Problem to work on: Among the records that follow, find the line with "Rebuild this chart" and the line with "const yTicks = [0, 10, 20, 30, 40, 50, 60];". Set down those lines and all lines between them exactly, without adding anything.

Data rows:
※ ※ ※
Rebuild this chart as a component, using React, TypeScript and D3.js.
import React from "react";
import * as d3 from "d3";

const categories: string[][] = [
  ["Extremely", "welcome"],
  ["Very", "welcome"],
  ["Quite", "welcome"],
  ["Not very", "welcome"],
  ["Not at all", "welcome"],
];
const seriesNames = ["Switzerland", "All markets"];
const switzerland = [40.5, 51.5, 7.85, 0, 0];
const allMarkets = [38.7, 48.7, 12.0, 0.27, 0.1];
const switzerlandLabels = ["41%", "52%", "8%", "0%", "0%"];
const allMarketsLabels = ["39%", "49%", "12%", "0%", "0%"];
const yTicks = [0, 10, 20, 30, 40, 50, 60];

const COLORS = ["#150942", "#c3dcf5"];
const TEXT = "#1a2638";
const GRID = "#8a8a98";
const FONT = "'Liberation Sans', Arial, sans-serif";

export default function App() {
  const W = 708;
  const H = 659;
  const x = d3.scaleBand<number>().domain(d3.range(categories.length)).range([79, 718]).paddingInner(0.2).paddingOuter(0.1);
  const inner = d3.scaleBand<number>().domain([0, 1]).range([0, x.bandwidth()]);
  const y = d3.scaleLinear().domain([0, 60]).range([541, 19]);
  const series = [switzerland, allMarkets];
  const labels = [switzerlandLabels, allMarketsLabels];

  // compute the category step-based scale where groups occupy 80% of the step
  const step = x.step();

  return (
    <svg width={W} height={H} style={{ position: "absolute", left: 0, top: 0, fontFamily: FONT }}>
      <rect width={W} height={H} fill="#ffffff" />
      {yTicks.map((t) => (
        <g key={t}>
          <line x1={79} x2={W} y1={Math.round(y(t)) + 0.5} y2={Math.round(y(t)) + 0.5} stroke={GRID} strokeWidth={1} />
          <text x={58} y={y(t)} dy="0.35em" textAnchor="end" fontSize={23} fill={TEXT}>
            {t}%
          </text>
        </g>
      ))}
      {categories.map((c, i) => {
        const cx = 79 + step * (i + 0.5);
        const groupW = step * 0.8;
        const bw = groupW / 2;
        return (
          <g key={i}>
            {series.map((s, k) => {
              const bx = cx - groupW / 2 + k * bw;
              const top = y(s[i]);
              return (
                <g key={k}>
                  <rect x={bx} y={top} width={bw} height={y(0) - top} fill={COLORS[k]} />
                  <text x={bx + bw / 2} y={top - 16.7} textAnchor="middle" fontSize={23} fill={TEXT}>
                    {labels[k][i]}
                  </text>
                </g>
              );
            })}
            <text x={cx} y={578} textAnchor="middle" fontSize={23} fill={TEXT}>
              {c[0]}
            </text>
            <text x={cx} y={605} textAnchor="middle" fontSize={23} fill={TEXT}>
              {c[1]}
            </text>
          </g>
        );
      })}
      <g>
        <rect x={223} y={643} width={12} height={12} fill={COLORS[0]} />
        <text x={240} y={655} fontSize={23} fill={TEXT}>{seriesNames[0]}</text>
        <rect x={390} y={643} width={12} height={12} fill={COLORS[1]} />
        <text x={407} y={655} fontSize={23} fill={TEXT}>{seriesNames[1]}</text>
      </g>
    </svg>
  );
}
※ ※ ※
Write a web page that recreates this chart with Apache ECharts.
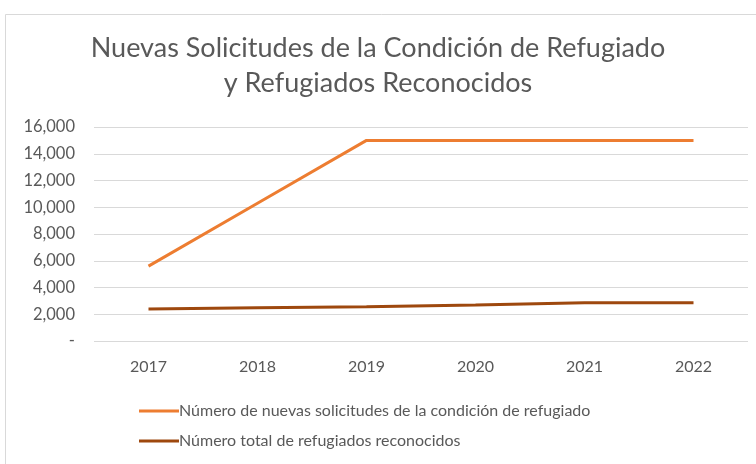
※ ※ ※
Solution:
Rebuild this chart as a component, using React, TypeScript and D3.js.
import React from "react";
import * as d3 from "d3";

const categories: string[][] = [
  ["Extremely", "welcome"],
  ["Very", "welcome"],
  ["Quite", "welcome"],
  ["Not very", "welcome"],
  ["Not at all", "welcome"],
];
const seriesNames = ["Switzerland", "All markets"];
const switzerland = [40.5, 51.5, 7.85, 0, 0];
const allMarkets = [38.7, 48.7, 12.0, 0.27, 0.1];
const switzerlandLabels = ["41%", "52%", "8%", "0%", "0%"];
const allMarketsLabels = ["39%", "49%", "12%", "0%", "0%"];
const yTicks = [0, 10, 20, 30, 40, 50, 60];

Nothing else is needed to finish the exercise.